Вследствие подобного отрицания Шопенгауэр занимает гораздо меньшую площадь в музее современной мысли, чем его антагонист и германский соотечественник Фридрих Ницше. Шопенгауэр не обещает индивидууму ничего, кроме исчезновения после посмертного воспоминания своей «истинной природы» в качестве небольшого сувенира от безличностной и всепроникающей Воли. Ницше заимствует из религии и проповедует о том, что, хотя нам не суждено войти в загробную жизнь церковных моделей, тем не менее мы должны быть духовно готовыми повторять эту жизнь снова и снова до мельчайших подробностей в течении вечности. (2)

 

(2) В своём эссе "Доктрина Циклов" Борхес одновременно цитирует и развивает несколько катастрофических опровержений древней теории вечного возвращения всех существ и событий снова и снова, вечно и бесконечно. По словам аргентинского ученого книжника "вечное возвращение всего" есть "самая чудовищная в мире мысль".

Для Борхеса это кошмар, порождённый дурной философией, для Ницше это кошмар, зачатый его стремлением к веселью, или верой в то, что он должен веселиться независимо от того, что за ужас снизойдёт на него.

    В мире Ницше принятие подобной идеи как реальности служило основой для утверждения человеческой жизни и жизни вообще, низводя ужас существования к судьбе, или к последовательности судеб, что неким образом вдохновляло его к любви, а не к тревоге. Принимая во внимание подобное противоречие между Ницше и Борхесом, стоит ли превозносить одного автора перед другим как гения, или в какой-то иной одобрительной терминологии, уместной для использования? Вопрос спорный.

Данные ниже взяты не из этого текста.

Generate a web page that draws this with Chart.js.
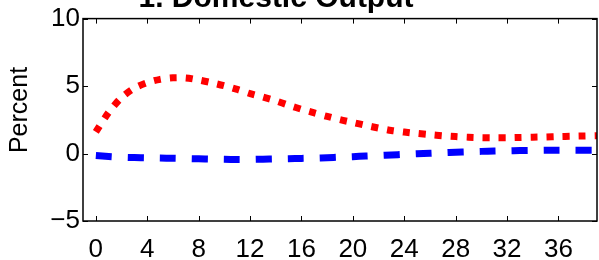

И тот и другой автор переживает напряжение своего сверхчувствительного сознания в собственной манере, не навязанной назойливыми когнитивистами.

 

Пусть повторяемость жизни и выглядит непривлекательной для некоторых из нас, не нам определять репутацию автора. Это область деятельности законодателей философской моды, обнаруживших в Ницше самую завораживающую головоломку всей истории сознания. Пожелаем всего наилучшего стойкости корпуса его текстов, снабдивших экзегетов**) пожизненной пищей для интерпретаций и аргументаций, и общей схизматической ***) дисгармонией - любой и всякой целенаправленной деятельностью, в которой движется всякий религиозный активист, будь то с богом или без.

 

**) Экзеге́тика, экзеге́за (др.-греч. ἐξηγητικά, от ἐξήγησις, «истолкование, изложение») — раздел богословия, в котором истолковываются библейские тексты; учение об истолковании текстов, преимущественно древних, первоначальный смысл которых затемнён вследствие их давности или недостаточной сохранности источников.

 

***) Схи́зма (др.-греч. σχίσμα — «расщепление, раскол, распря, разделение») — раскол в Церкви или иной религиозной организации.

 

     Среди прочего Ницше прославлен как пропагандист человеческого выживания, настолько, насколько выживающий способен следовать своей линии в качестве извращённого пессимиста - некто, посвятившего себя любви к жизни именно потому, что жизнь это наихудшее из представимого, садомазохистская увеселительная прогулка через беды и перипетии существования до самой смерти. Ницше не видел проблемы в человеческом существовании как трагедии сознания, матери всех ужасов. Этот нетипичный пессимист составляет противоречие «нормальному» пессимизму Шопенгауэра, этому смуглому приёмышу философии, говорящему двусмысленности о том, что жить это не хорошо - и никогда не будет хорошо. Даже наиболее восторженные комментаторы Шопенгауэра, не находящие технические аспекты его изложений выпадающими, притормаживают, как только он начинает открыто наващивать пессимизм или рассуждать о Воле, как неосознающем себя кормчем всего живущего, кретинистической силе, которая заставляет все делать то, что оно делает, имбецильном кукловоде, поддерживающем шум и гам этого мира.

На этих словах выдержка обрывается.